When entering a market with so many potential competitors, the point is to expand the potential of the individual app. The point of Doubble isn’t necessarily to find The One, it’s more about meeting new people and exploring the city together – in the comforting company of friends. Especially post-lockdown when everyone needs and wants to meet up and go out. So, an idea born out of a lockdown can easily expand beyond just that.
A less awkward date
“I started at CBS last year, and everything was in the middle of a corona lockdown. I started using dating apps, but quickly discovered how rarely you’d end up actually meeting your match, and how awkward it could often be. But I found that asking a girl on a double date often resulted in a less awkward date, and a faster meetup – and that’s where the inspiration came from. Practical experience, you could say,” he laughs.
And since the first buds of an idea sprouted back in February, a Doubble-shaped snowball has been rolled out. With the app fresh in both Apple and android app stores, and the matches ready to tick in, Dennis Rosenlund can safely look back at the process.

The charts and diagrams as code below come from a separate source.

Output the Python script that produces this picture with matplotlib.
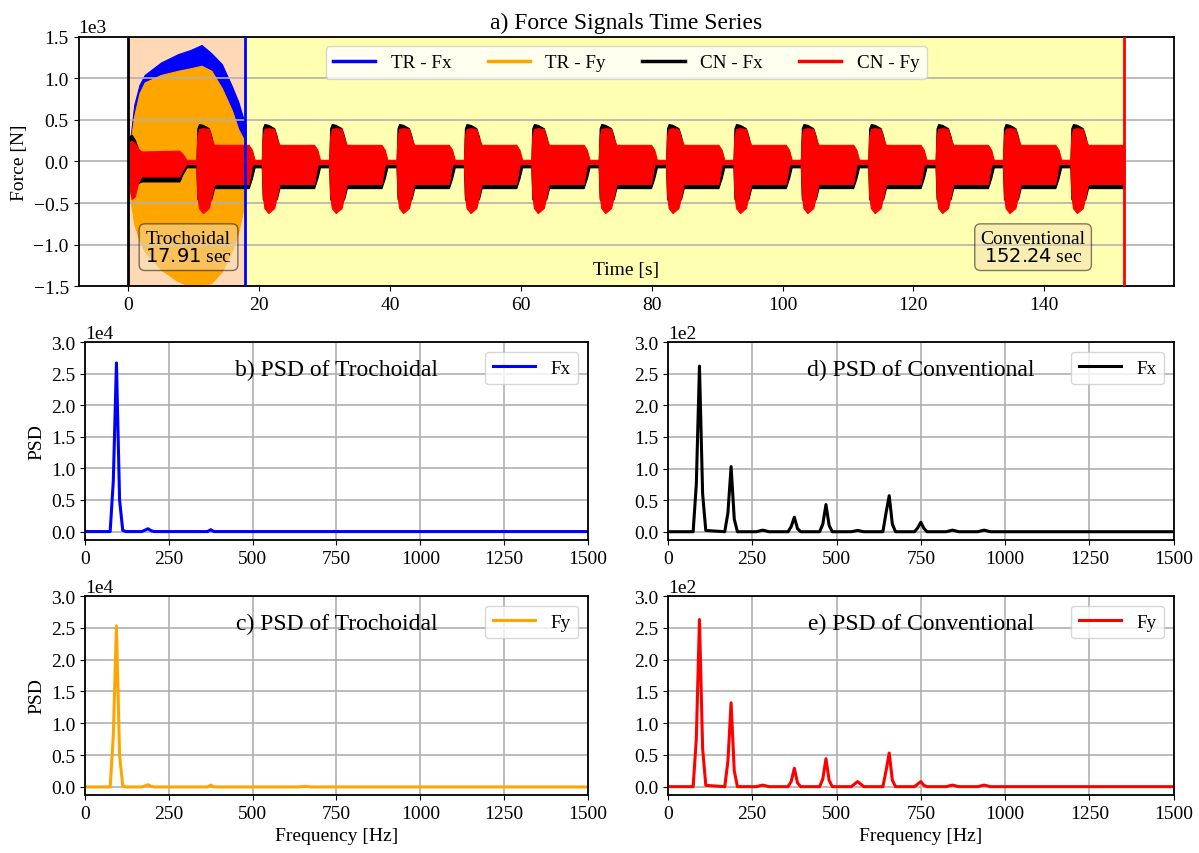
import matplotlib.pyplot as plt
import numpy as np
from matplotlib.lines import Line2D
from matplotlib.ticker import MultipleLocator

plt.rcParams['font.family'] = ['Liberation Serif', 'DejaVu Serif']
plt.rcParams['mathtext.fontset'] = 'dejavusans'
plt.rcParams['axes.linewidth'] = 1.3
plt.rcParams['grid.color'] = '#b0b0b0'
plt.rcParams['grid.linewidth'] = 1.2

# machining times [s]
tr_end = 17.91
cn_end = 152.24

# trochoidal force envelopes [N]
tr_t = [0, 0.4, 0.9, 1.7, 2.5, 5.0, 7.6, 9.5, 11.2, 12.7, 14.3, 15.8, 16.8, 17.6, 17.91]
tr_fx_hi = [250, 330, 680, 920, 1040, 1190, 1290, 1340, 1400, 1300, 1170, 910, 720, 510, 450]
tr_fx_lo = [0, 0, 0, 0, 0, 0, 0, 0, 0, 0, 0, 0, 0, 0, 0]
tr_fy_hi = [250, 270, 550, 820, 950, 1040, 1090, 1120, 1150, 1090, 880, 620, 390, 270, 200]
tr_fy_lo = [-250, -500, -750, -950, -1080, -1300, -1440, -1500, -1500, -1460, -1320, -1080, -850, -570, -350]

# conventional force envelopes [N], first (shorter) pass
cn_first_t = [0, 0.15, 0.5, 1.0, 1.5, 2.0, 7.8, 8.3, 8.9]
cn_first_fy_hi = [0, 230, 250, 220, 150, 120, 130, 90, 20]
cn_first_fy_lo = [0, -300, -450, -420, -250, -180, -180, -100, -30]
cn_first_fx_hi = [0, 300, 320, 260, 150, 100, 100, 60, -30]
cn_first_fx_lo = [-50, -290, -300, -290, -260, -240, -240, -150, -70]

# following passes: start times and envelope of one pass
cn_onsets = [10.4, 20.4, 30.7, 41.0, 51.3, 61.6, 71.9, 82.2, 92.5, 102.8, 113.1, 123.4, 133.7, 144.0]
pass_off = [0, 0.15, 0.4, 1.0, 1.9, 2.3, 2.7, 8.0, 8.5, 8.9]
pass_fy_hi = [20, 300, 390, 400, 390, 280, 200, 200, 140, 20]
pass_fy_lo = [-30, -400, -560, -620, -560, -420, -270, -270, -40, -30]
pass_fx_hi = [-30, 400, 450, 440, 400, 300, 150, 150, 60, -30]
pass_fx_lo = [-70, -450, -480, -500, -480, -450, -320, -320, -200, -70]

# PSD (breakpoints of the spectra)
f_tr = [0, 75, 84.4, 93.75, 103.1, 112.5, 121.9, 168.75, 178.1, 187.5, 196.9, 206.25,
        365.6, 375, 384.4, 637.5, 656.25, 675, 1500]
psd_tr_fx = [0, 0, 8000, 26700, 5000, 200, 0, 0, 200, 450, 150, 0, 0, 300, 0, 0, 0, 0, 0]
psd_tr_fy = [0, 0, 8000, 25300, 5000, 200, 0, 0, 150, 350, 100, 0, 0, 300, 0, 0, 100, 0, 0]

f_cn = [0, 75, 84.4, 93.75, 103.1, 112.5, 168.75, 178.1, 187.5, 196.9, 206.25,
        262.5, 281.25, 300, 356.25, 365.6, 375, 384.4, 393.75, 450, 459.4, 468.75, 478.1, 487.5,
        543.75, 562.5, 581.25, 637.5, 646.9, 656.25, 665.6, 675, 731.25, 740.6, 750, 759.4, 768.75,
        825, 843.75, 862.5, 918.75, 937.5, 956.25, 1500]
psd_cn_fx = [0, 0, 75, 262, 60, 2, 0, 30, 103, 20, 0,
             0, 2.5, 0, 0, 8, 23, 5, 0, 0, 12, 43, 10, 0,
             0, 2, 0, 0, 30, 57, 12, 0, 0, 6, 15, 5, 0,
             0, 2.5, 0, 0, 2.5, 0, 0]
psd_cn_fy = [0, 0, 75, 263, 60, 2, 0, 40, 132, 25, 0,
             0, 2.5, 0, 0, 8, 29, 6, 0, 0, 12, 44, 10, 0,
             0, 8, 0, 0, 25, 53, 10, 0, 0, 4, 8, 2, 0,
             0, 2.5, 0, 0, 2.5, 0, 0]

# assemble conventional envelopes
cn_t = list(cn_first_t)
cn_fy_hi = list(cn_first_fy_hi)
cn_fy_lo = list(cn_first_fy_lo)
cn_fx_hi = list(cn_first_fx_hi)
cn_fx_lo = list(cn_first_fx_lo)
for s in cn_onsets:
    for k, o in enumerate(pass_off):
        if s + o > cn_end:
            break
        cn_t.append(s + o)
        cn_fy_hi.append(pass_fy_hi[k])
        cn_fy_lo.append(pass_fy_lo[k])
        cn_fx_hi.append(pass_fx_hi[k])
        cn_fx_lo.append(pass_fx_lo[k])
cn_t.append(cn_end)
for a in (cn_fy_hi, cn_fy_lo, cn_fx_hi, cn_fx_lo):
    a.append(a[-1])

fig = plt.figure(figsize=(11.99, 8.54), dpi=100)
ax = fig.add_axes([0.0655, 0.6636, 0.9137, 0.2923])

ax.axvspan(0, tr_end, color='tab:orange', alpha=0.3, lw=0)
ax.axvspan(tr_end, cn_end, color='yellow', alpha=0.3, lw=0)

ax.fill_between(tr_t, tr_fx_lo, tr_fx_hi, color='blue', lw=0.8)
ax.fill_between(tr_t, tr_fy_lo, tr_fy_hi, color='orange', lw=0.8)
ax.fill_between(cn_t, cn_fx_lo, cn_fx_hi, color='black', lw=0.8, zorder=2)
ax.fill_between(cn_t, cn_fy_lo, cn_fy_hi, color='red', lw=0.8, zorder=2)

ax.axvline(0, color='black', lw=2, zorder=3)
ax.axvline(tr_end, color='blue', lw=2, zorder=3)
ax.axvline(cn_end, color='red', lw=2, zorder=3)

handles = [Line2D([], [], color='blue', lw=2.5), Line2D([], [], color='orange', lw=2.5),
           Line2D([], [], color='black', lw=2.5), Line2D([], [], color='red', lw=2.5)]
ax.legend(handles, ['TR - Fx', 'TR - Fy', 'CN - Fx', 'CN - Fy'], loc='upper center', ncol=4,
          fontsize=13.8, handlelength=2.2, columnspacing=1.9)

box = dict(boxstyle='round', facecolor='wheat', alpha=0.5)
ax.text(9.2, -1030, 'Trochoidal\n$%.2f$ sec' % tr_end, fontsize=14, ha='center', va='center',
        linespacing=1.0, bbox=box, zorder=4)
ax.text(138.3, -1030, 'Conventional\n$%.2f$ sec' % cn_end, fontsize=14, ha='center', va='center',
        linespacing=1.0, bbox=box, zorder=4)

ax.set_ylim(-1500, 1500)
ax.ticklabel_format(axis='y', style='sci', scilimits=(0, 0))
ax.grid(axis='y')
ax.set_ylabel('Force [N]', fontsize=14)
ax.set_xlabel('Time [s]', fontsize=14)
ax.xaxis.set_label_coords(0.5, 0.1)
ax.set_title('a) Force Signals Time Series', fontsize=17)
ax.tick_params(labelsize=14)
ax.yaxis.get_offset_text().set_fontsize(14)

psd_panels = [
    ([0.0709, 0.3665, 0.4195, 0.2318], f_tr, psd_tr_fx, 'blue', 'Fx', 'b) PSD of Trochoidal', 3e4),
    ([0.0709, 0.0679, 0.4195, 0.2330], f_tr, psd_tr_fy, 'orange', 'Fy', 'c) PSD of Trochoidal', 3e4),
    ([0.5570, 0.3665, 0.4220, 0.2318], f_cn, psd_cn_fx, 'black', 'Fx', 'd) PSD of Conventional', 3e2),
    ([0.5570, 0.0679, 0.4220, 0.2330], f_cn, psd_cn_fy, 'red', 'Fy', 'e) PSD of Conventional', 3e2),
]
for i, (rect, f, p, c, lab, title, top) in enumerate(psd_panels):
    a = fig.add_axes(rect)
    a.plot(f, p, color=c, lw=2.2, label=lab)
    a.set_xlim(0, 1500)
    a.set_ylim(top=top)
    a.xaxis.set_major_locator(MultipleLocator(250))
    a.yaxis.set_major_locator(MultipleLocator(top / 6))
    a.ticklabel_format(axis='y', style='sci', scilimits=(0, 0))
    a.grid(True)
    a.legend(loc='upper right', fontsize=13.8, handlelength=2.2)
    a.text(0.5, 0.86, title, transform=a.transAxes, ha='center', va='center', fontsize=17)
    a.tick_params(labelsize=14)
    a.yaxis.get_offset_text().set_fontsize(14)
    if i % 2 == 1:
        a.set_xlabel('Frequency [Hz]', fontsize=14)
    if i < 2:
        a.set_ylabel('PSD', fontsize=14)

fig.savefig('out.png', dpi=100)
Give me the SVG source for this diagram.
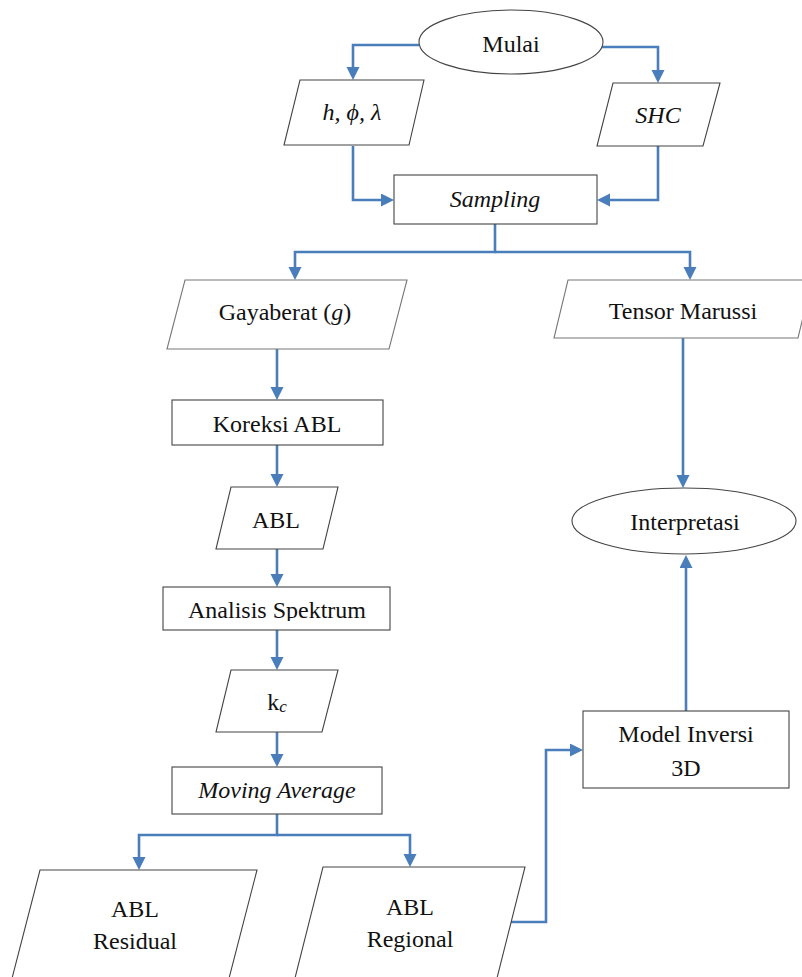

“The process involves a lot of realization. You quickly realize when you’re a founder of a tech startup and you cannot code that you need some people. I needed to find someone who could code the app. I spent several months finding a company, but eventually found one in March this year – and Doubble was founded!”
True love …
What is the next step for Doubble and Dennis Rosenlund? Hopefully many, many phones with little Doubble icons installed. The intention for Doubble was not to look exclusively for true love, and not to replace simply chatting up your mates in the auditorium. But those things are not mutually exclusive, Dennis Rosenlund explains.
“We’re excited – and nervous, just a bit. But mostly excited!
It’s simply a tool for meeting people, as friends. And while it is, as of now, most widespread at CBS, it has the potential to spread, he says:
“We’ve had really good responses from exchange students in particular, so we can see the desire to open up to a new city and new people, particularly from people who just moved here. We imagine, as the app hopefully spreads, that you can use it with your friends when you travel to a new city, or maybe even before you go. So, your weekend trip is set!”
But as of now, the launch has been successful, and Dennis Rosenlund is happy.
“We’re excited – and nervous, just a bit. But mostly excited! Now we can see the idea materializing into a product that can actually be used! Now we’ll just see how people welcome it!”